[ODE] PosR - a better way?

Thu Nov 11 14:22:51 MST 2004

> Actually, the whole PosR structure is one aspect I dislike about ode.  
> If geoms kept their PosR structure it would be easy to have geoms offset 
> from their bodies (rather than needing the extra GeomTransform), and it 
> would also save on allocs.  In summary, these are my thoughts on it:

But you'd have to copy the matrix around, every single time, and 
your cache traffic would be much higher. Paying the cost of the 
GeomTransform for the things that actually offset is, to me, a 
valid trade-off to gain the cache, storage, and copy winnings of 
sharing the matrix.

Allocating matrices should be very efficient with most allocators. 
If you really want to use a dumb malloc, then perhaps the best way 
to go is to wrap ODE allocations in a shell where you can write a 
custom block-slicing allocator, or whatever.
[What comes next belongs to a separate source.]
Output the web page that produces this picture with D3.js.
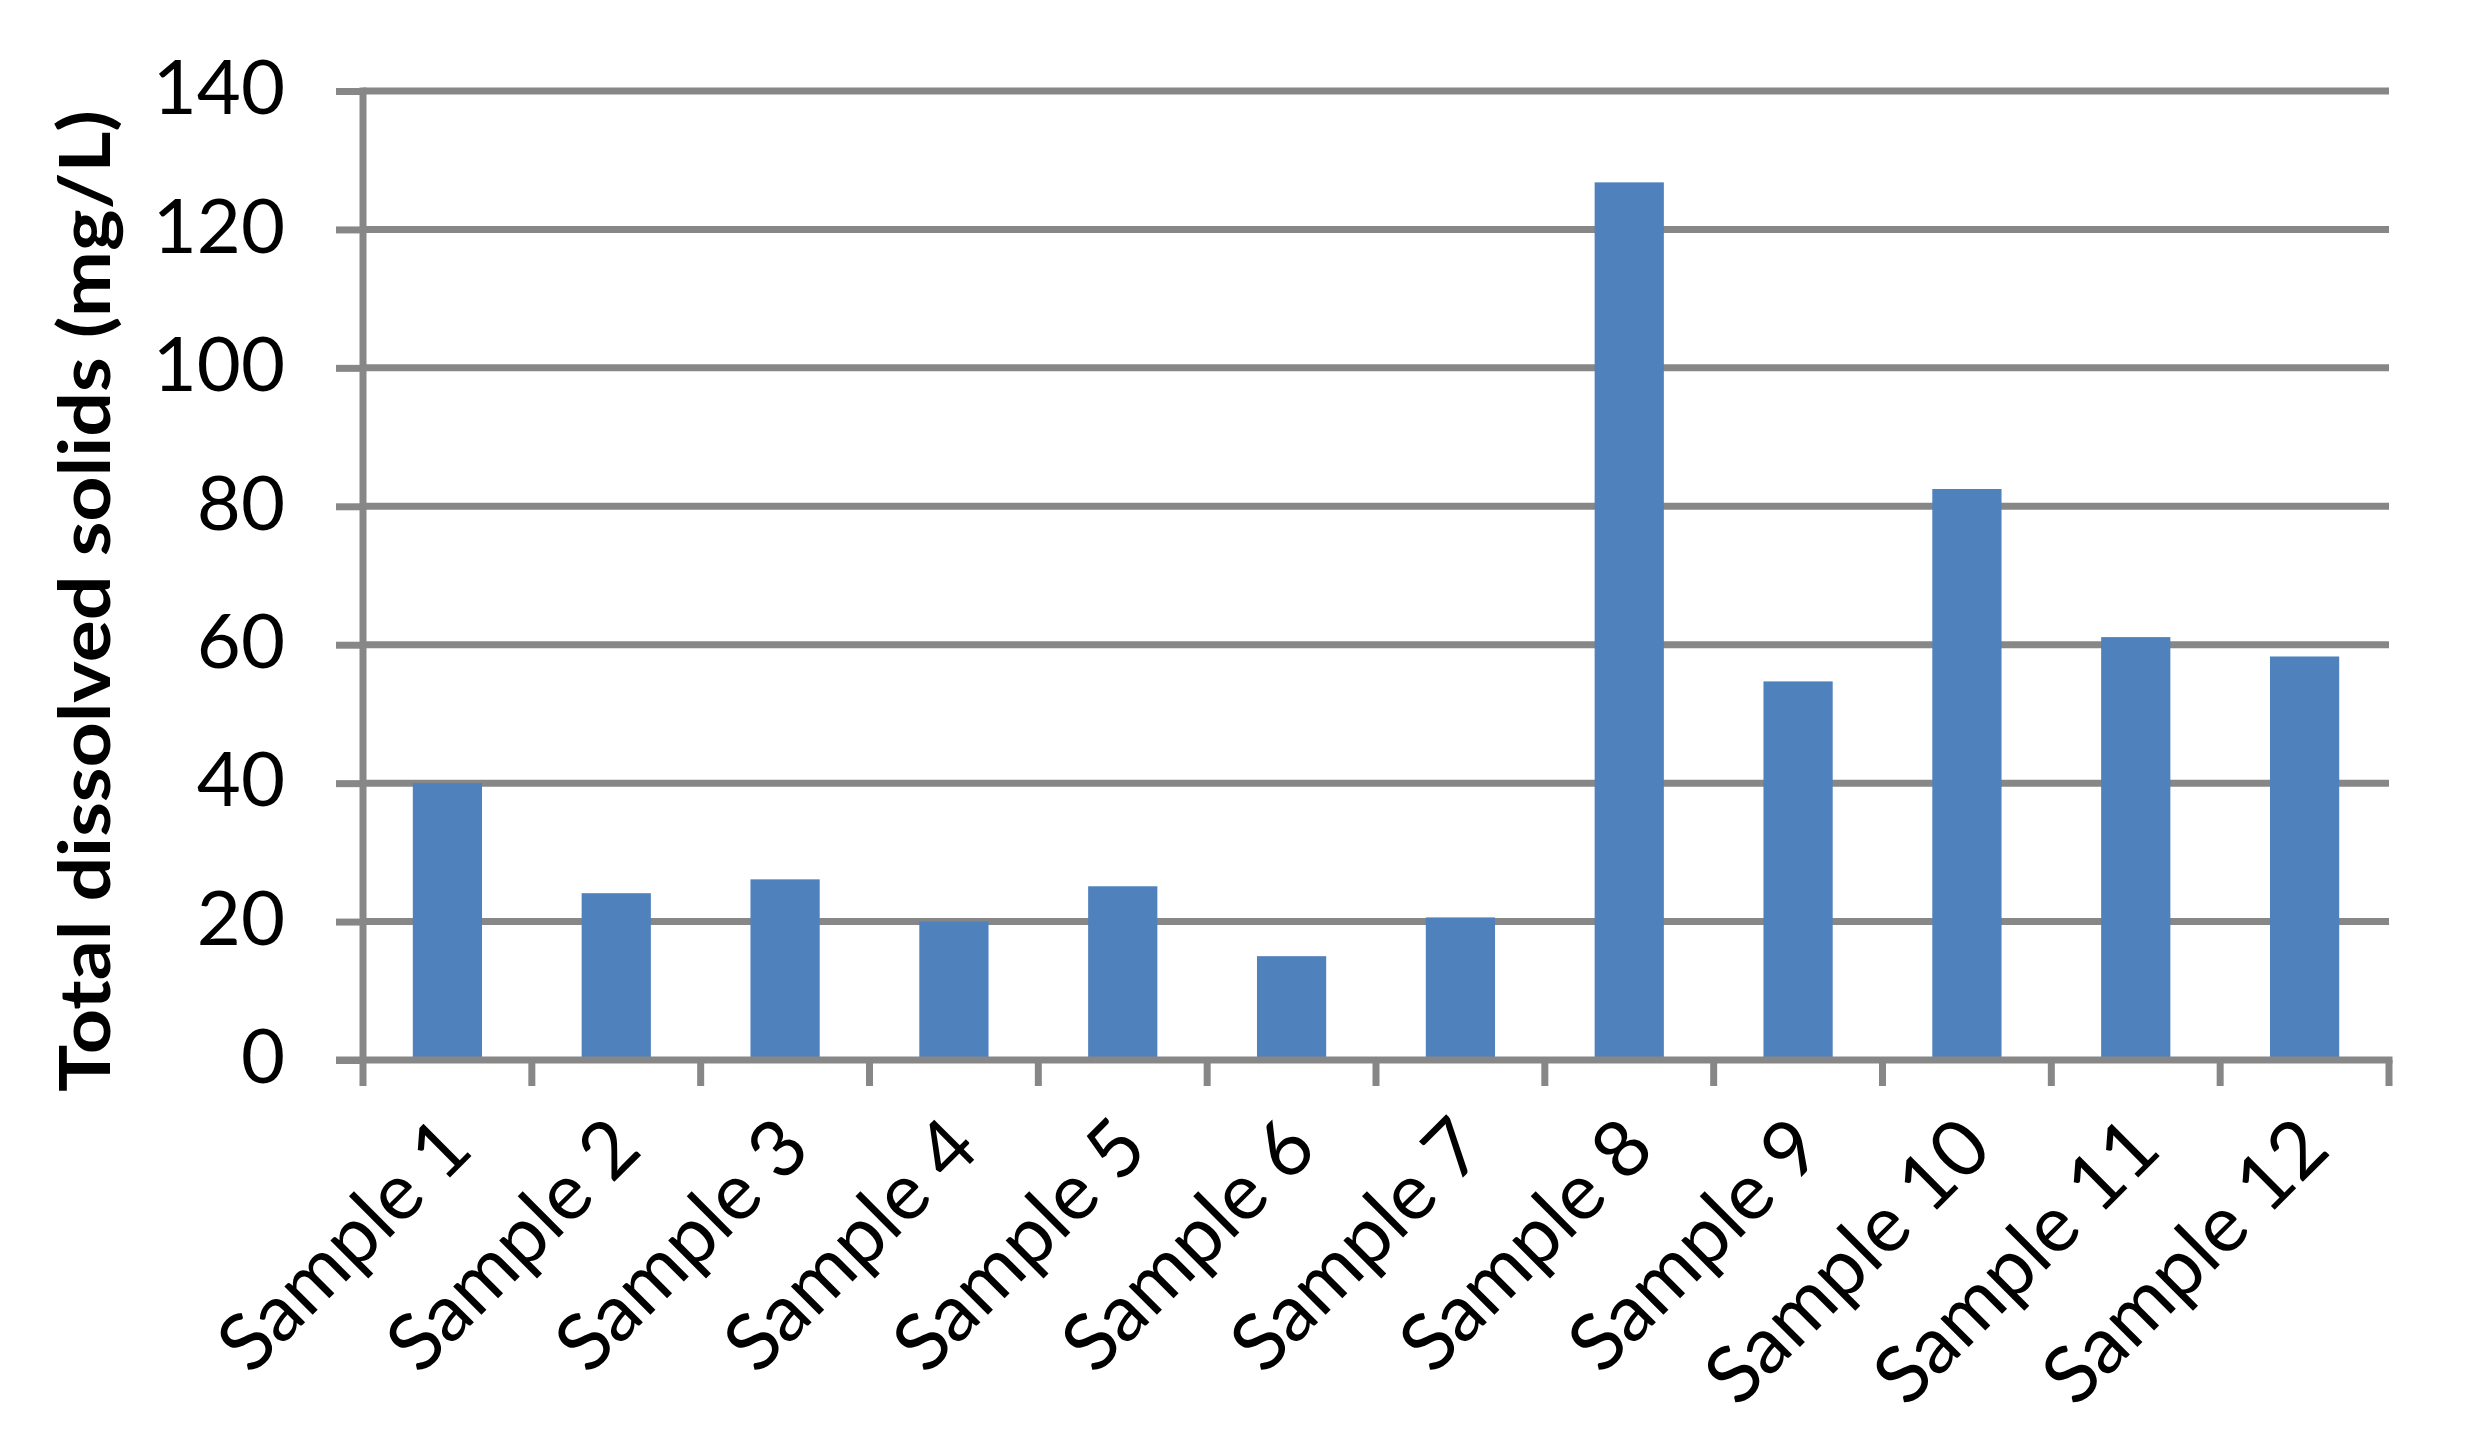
<!DOCTYPE html>
<html>
<head>
<meta charset="utf-8">
<script src="https://cdn.jsdelivr.net/npm/d3@7"></script>
<style>
  body { margin: 0; background: #fff; }
  svg { display: block; }
  svg text { font-family: Lato, "Open Sans", sans-serif; }
</style>
</head>
<body>
<svg width="2471" height="1450"></svg>
<script>
var categories = ["Sample 1", "Sample 2", "Sample 3", "Sample 4", "Sample 5", "Sample 6",
                  "Sample 7", "Sample 8", "Sample 9", "Sample 10", "Sample 11", "Sample 12"];
var tdsValues = [40, 24.1, 26.1, 20, 25.1, 15, 20.6, 126.8, 54.7, 82.5, 61.1, 58.3];
var yTicks = [0, 20, 40, 60, 80, 100, 120, 140];
var yTitle = "Total dissolved solids (mg/L)";

var svg = d3.select("svg"),
    width = +svg.attr("width"),
    height = +svg.attr("height");

var margin = {top: 91, right: 82, bottom: 390, left: 363};
var gridColor = "#878787";

var x = d3.scaleBand()
    .domain(categories)
    .range([margin.left, width - margin.right])
    .paddingInner(0.59)
    .paddingOuter(0.295);

var y = d3.scaleLinear()
    .domain([0, 140])
    .range([height - margin.bottom, margin.top]);

// left ticks + labels
var yAxis = svg.append("g")
    .attr("transform", "translate(" + margin.left + ",0)")
    .call(d3.axisLeft(y).tickValues(yTicks).tickSize(27).tickFormat(function(d){ return d; }));
yAxis.attr("font-family", null);
yAxis.select(".domain").remove();
yAxis.selectAll(".tick line").attr("stroke", gridColor).attr("stroke-width", 7);
yAxis.selectAll(".tick text")
    .attr("x", -78)
    .attr("dy", "0.3em")
    .style("font-size", "76px")
    .attr("fill", "#000");

// horizontal gridlines
svg.append("g")
    .selectAll("line")
    .data(yTicks.filter(function(d){ return d > 0; }))
    .enter().append("line")
    .attr("x1", margin.left)
    .attr("x2", width - margin.right)
    .attr("y1", function(d){ return y(d); })
    .attr("y2", function(d){ return y(d); })
    .attr("stroke", gridColor)
    .attr("stroke-width", 7);

// bars
svg.append("g")
    .selectAll("rect")
    .data(tdsValues)
    .enter().append("rect")
    .attr("x", function(d, i){ return x(categories[i]); })
    .attr("width", x.bandwidth())
    .attr("y", function(d){ return y(d); })
    .attr("height", function(d){ return y(0) - y(d); })
    .attr("fill", "#4F81BD");

// vertical axis line
svg.append("line")
    .attr("x1", margin.left).attr("x2", margin.left)
    .attr("y1", y(140) - 3.5).attr("y2", y(0))
    .attr("stroke", gridColor).attr("stroke-width", 7);

// x axis line and category boundary ticks
var step = x.step();
var bounds = d3.range(categories.length + 1).map(function(i){ return margin.left + i * step; });
svg.append("line")
    .attr("x1", margin.left - 27).attr("x2", width - margin.right + 3.5)
    .attr("y1", y(0)).attr("y2", y(0))
    .attr("stroke", gridColor).attr("stroke-width", 7);
svg.append("g")
    .selectAll("line")
    .data(bounds)
    .enter().append("line")
    .attr("x1", function(d){ return d; })
    .attr("x2", function(d){ return d; })
    .attr("y1", y(0))
    .attr("y2", y(0) + 26)
    .attr("stroke", gridColor)
    .attr("stroke-width", 7);

// rotated category labels
svg.append("g")
    .selectAll("text")
    .data(categories)
    .enter().append("text")
    .attr("transform", function(d){
        var cx = x(d) + x.bandwidth() / 2 + 28;
        return "translate(" + cx + "," + 1152 + ") rotate(-45)";
    })
    .attr("text-anchor", "end")
    .style("font-size", "79px")
    .attr("fill", "#000")
    .text(function(d){ return d; });

// y axis title
svg.append("text")
    .attr("transform", "translate(110,601) rotate(-90)")
    .attr("text-anchor", "middle")
    .attr("textLength", 982)
    .attr("lengthAdjust", "spacingAndGlyphs")
    .style("font-size", "70px")
    .style("font-weight", "bold")
    .attr("fill", "#000")
    .text(yTitle);
</script>
</body>
</html>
Also not that if a geom has a local offset, it's local to the body, 
so you have to do a matrix multiply to get the world-space position, 
just like the GeomTransform does. Meanwhile, for the common case 
that the geom is identical to the body (typical for characters, or 
those brave enough to use trimesh/trimesh), there's significant 
computational savings in not having to multiply by an identity 
matrix.

> - In particular the terrain's ray test has a PosR alloc and free every 
> single time its called, which can be multiple times per frame. 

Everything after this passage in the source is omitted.